Выборы 2017 года в Сенат Алабамы стали одним из подобных моментов. С одной стороны, у вас есть кандидат-республиканец, который бессчётное число раз демонстрировал свою ксенофобию и расизм. Когда Роя Мура спросили о периоде, когда Америка была «великой», он ответил: «Я думаю, она была великой в то время, когда семьи были едины — пусть даже у нас было рабство — они заботились друг о друге... Наши семьи были крепкими, наша страна имела направление развития». С другой стороны, есть кандидат- демократ, чья кампания продемонстрировала, насколько крайне бесчувственной может быть политика в Алабаме в отношении расизма; в самом начале кампании Дуга Джоунса была опубликована реклама, которую легко можно было воспринять, как сочувствие делу Конфедерации. Её широко раскритиковали многие твёрдые сторонники Джоунса, и их критика без сомнения достигла ушей тех, кто принимал решения во время кампании и, весьма вероятно, самого мистера Джоунса, но эту рекламу так и не сняли во время кампании. Множество других неверных шагов было предпринято в кампании и после этого, по большей части не столь вопиющих, чтобы вызвать гнев, но выдержанных в тоне продолжения той рекламы Конфедерации, это дополнительно причинило ущерб.

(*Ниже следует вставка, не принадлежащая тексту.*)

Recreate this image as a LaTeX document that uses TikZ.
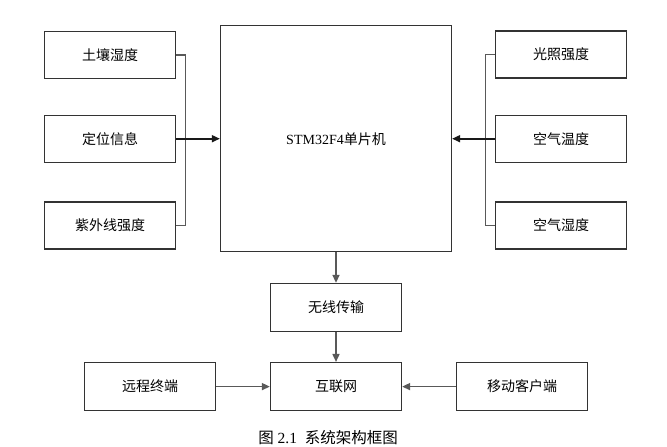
\documentclass[tikz,border=0pt]{standalone}
\usepackage{fontspec}
\setmainfont{Liberation Serif}
\newfontfamily\cjk{Noto Sans CJK SC}
\usetikzlibrary{arrows.meta}
\begin{document}
\begin{tikzpicture}[x=1pt,y=-1pt,
  box/.style={draw=black!80, line width=1.3pt, fill=white, inner sep=0pt,
    minimum width=131pt, minimum height=47pt, font=\cjk\fontsize{14}{15}\selectfont},
  conn/.style={draw=black!65, line width=1.6pt},
  arr/.style={conn, -{Triangle[length=8pt,width=7pt]}}]
\useasboundingbox (0,0) rectangle (667,447);
% left inputs
\node[box] (soil) at (110,55) {土壤湿度};
\node[box] (loc) at (110,138.7) {定位信息};
\node[box] (uv) at (110,225.5) {紫外线强度};
% MCU
\node[box, minimum width=231pt, minimum height=226pt] (mcu) at (336,138.7)
  {{\fontsize{14}{15}\selectfont\rmfamily STM32F4}单片机};
% right inputs
\node[box] (light) at (561,54.5) {光照强度};
\node[box] (temp) at (561,138.7) {空气温度};
\node[box] (hum) at (561,225.5) {空气湿度};
% bottom
\node[box, minimum height=48pt] (wl) at (336,307.5) {无线传输};
\node[box, minimum height=48pt] (net) at (336,386.6) {互联网};
\node[box, minimum height=48pt] (remote) at (150,386.6) {远程终端};
\node[box, minimum height=48pt] (mobile) at (522,386.6) {移动客户端};
% caption
\node[inner sep=0pt, font=\fontsize{15.5}{16}\selectfont] (cap) at (328,438)
  {{\cjk 图} 2.1\ \ {\cjk 系统架构框图}};
% connectors
\draw[conn] (soil.east) -- ++(9.5,0) |- (uv.east);
\draw[arr, draw=black!90] (loc.east) -- (mcu.west);
\draw[conn] (light.west) -- ++(-9.5,0) |- (hum.west);
\draw[arr, draw=black!90] (temp.west) -- (mcu.east);
\draw[arr] (mcu.south) -- (wl.north);
\draw[arr] (wl.south) -- (net.north);
\draw[arr] (remote.east) -- (net.west);
\draw[arr] (mobile.west) -- (net.east);
\end{tikzpicture}
\end{document}
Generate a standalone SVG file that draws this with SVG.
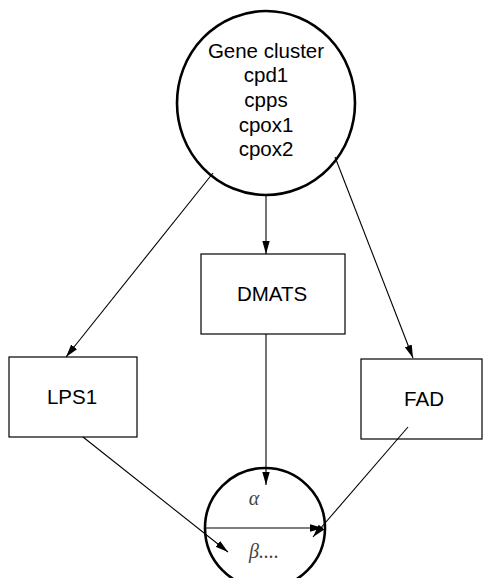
<svg xmlns="http://www.w3.org/2000/svg" width="483" height="578" viewBox="0 0 483 578">
<style>
  .bg{fill:#fff}
  .box{fill:#fff;stroke:#000;stroke-width:1.2}
  .circ{fill:#fff;stroke:#000;stroke-width:2.6}
  .t{font-family:"Liberation Sans",Arial,sans-serif;font-size:20.5px;fill:#000;text-anchor:middle}
  .g{font-family:"Liberation Serif","Times New Roman",serif;font-style:italic;font-size:20px;fill:#444;text-anchor:middle}
  .e{fill:none;stroke:#000;stroke-width:1.1}
</style>
<defs>
  <marker id="ah" markerUnits="userSpaceOnUse" markerWidth="14" markerHeight="9" refX="13" refY="3.7" orient="auto">
    <path d="M0,0 L13,3.7 L0,7.4 z" fill="#000"/>
  </marker>
</defs>
<rect class="bg" x="0" y="0" width="483" height="578"/>
<g id="gene-cluster">
  <ellipse class="circ" cx="266" cy="103" rx="89" ry="92"/>
  <text class="t" x="266" y="58">Gene cluster</text>
  <text class="t" x="266" y="82">cpd1</text>
  <text class="t" x="266" y="107">cpps</text>
  <text class="t" x="266" y="132">cpox1</text>
  <text class="t" x="266" y="156">cpox2</text>
</g>
<g id="dmats">
  <rect class="box" x="201" y="254" width="144" height="80"/>
  <text class="t" x="272" y="301">DMATS</text>
</g>
<g id="lps1">
  <rect class="box" x="9" y="357" width="128" height="80"/>
  <text class="t" x="72" y="404">LPS1</text>
</g>
<g id="fad">
  <rect class="box" x="361" y="359" width="121" height="80"/>
  <text class="t" x="424" y="406">FAD</text>
</g>
<g id="product">
  <circle class="circ" cx="265" cy="528" r="60"/>
  <text class="g" x="254" y="505">α</text>
  <text class="g" x="264" y="558">β....</text>
</g>
<g id="connectors">
  <line class="e" x1="213" y1="173" x2="66" y2="357" marker-end="url(#ah)"/>
  <line class="e" x1="335" y1="157" x2="413" y2="358" marker-end="url(#ah)"/>
  <line class="e" x1="266" y1="195" x2="266" y2="254" marker-end="url(#ah)"/>
  <line class="e" x1="266" y1="334" x2="266" y2="485" marker-end="url(#ah)"/>
  <line class="e" x1="83" y1="437" x2="228" y2="552" marker-end="url(#ah)"/>
  <line class="e" x1="408" y1="427" x2="313" y2="537" marker-end="url(#ah)"/>
  <line class="e" x1="205" y1="528" x2="323" y2="528" marker-end="url(#ah)"/>
</g>
</svg>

Именно так и действует расизм в XXI веке — масса мелких деталей накапливается и создаёт горы препятствий. Во время дебатов об узаконенном расизме в социальных СМИ, комментатор однажды дал определение, которое мне запомнилось: «Это неотделимый продукт утончённой предубежденности на многих уровнях системы, который складывается в статистически значительный эффект». Это не просто питьевые фонтаны «только для белых» и законы, в которых говорится, что чернокожие не могут свидетельствовать в суде против белых, это небольшие отличия, которые трудно заметить, если они не применяются в отношении лично вас. Дело не только в том, что некоторые современные законы применяются непропорционально, но ещё и наследственное предубеждение Конституционного закона, который с годами оказался позабыт. И дело не в законодательстве, а в давней двусмысленности, одобрявшейся в закрытых сельскохозяйственных сообществах по всей стране, но сконцентрированных на Юге — районах, где граждане гордо размахивают флагом, олицетворяющим движение сторонников сегрегации 1950-х, заявляющих, что они демонстрируют «своё наследие, а не ненависть», сознательно игнорируя отвратительное наследие, которое они на самом деле поддерживают. Это — оппозиция удалению движений с принадлежащей государству территории, которые прославляют лидеров войны за сохранение рабства, продолжающаяся тактика подавления избирателей и санкционированная Верховным судом избирательная география районов (перекраивание), это «жизнь белых имеет значение» и «жизнь голубых имеет значение» в ответ на жизни чернокожих, утраченные из-за полицейской жестокости, это откровенный расизм Роя Мура против расовой невосприимчивости Дуга Джоунса. Как только вы снимаете шоры, это повсюду, куда ни глянь; возможно, не прямо перед вами, но легко определяется периферийным зрением.
Систематический расизм в 2017 году — это когда чернокожие граждане Алабамы идут на помощь, выбирая расовую невнимательность, а не наглый расизм.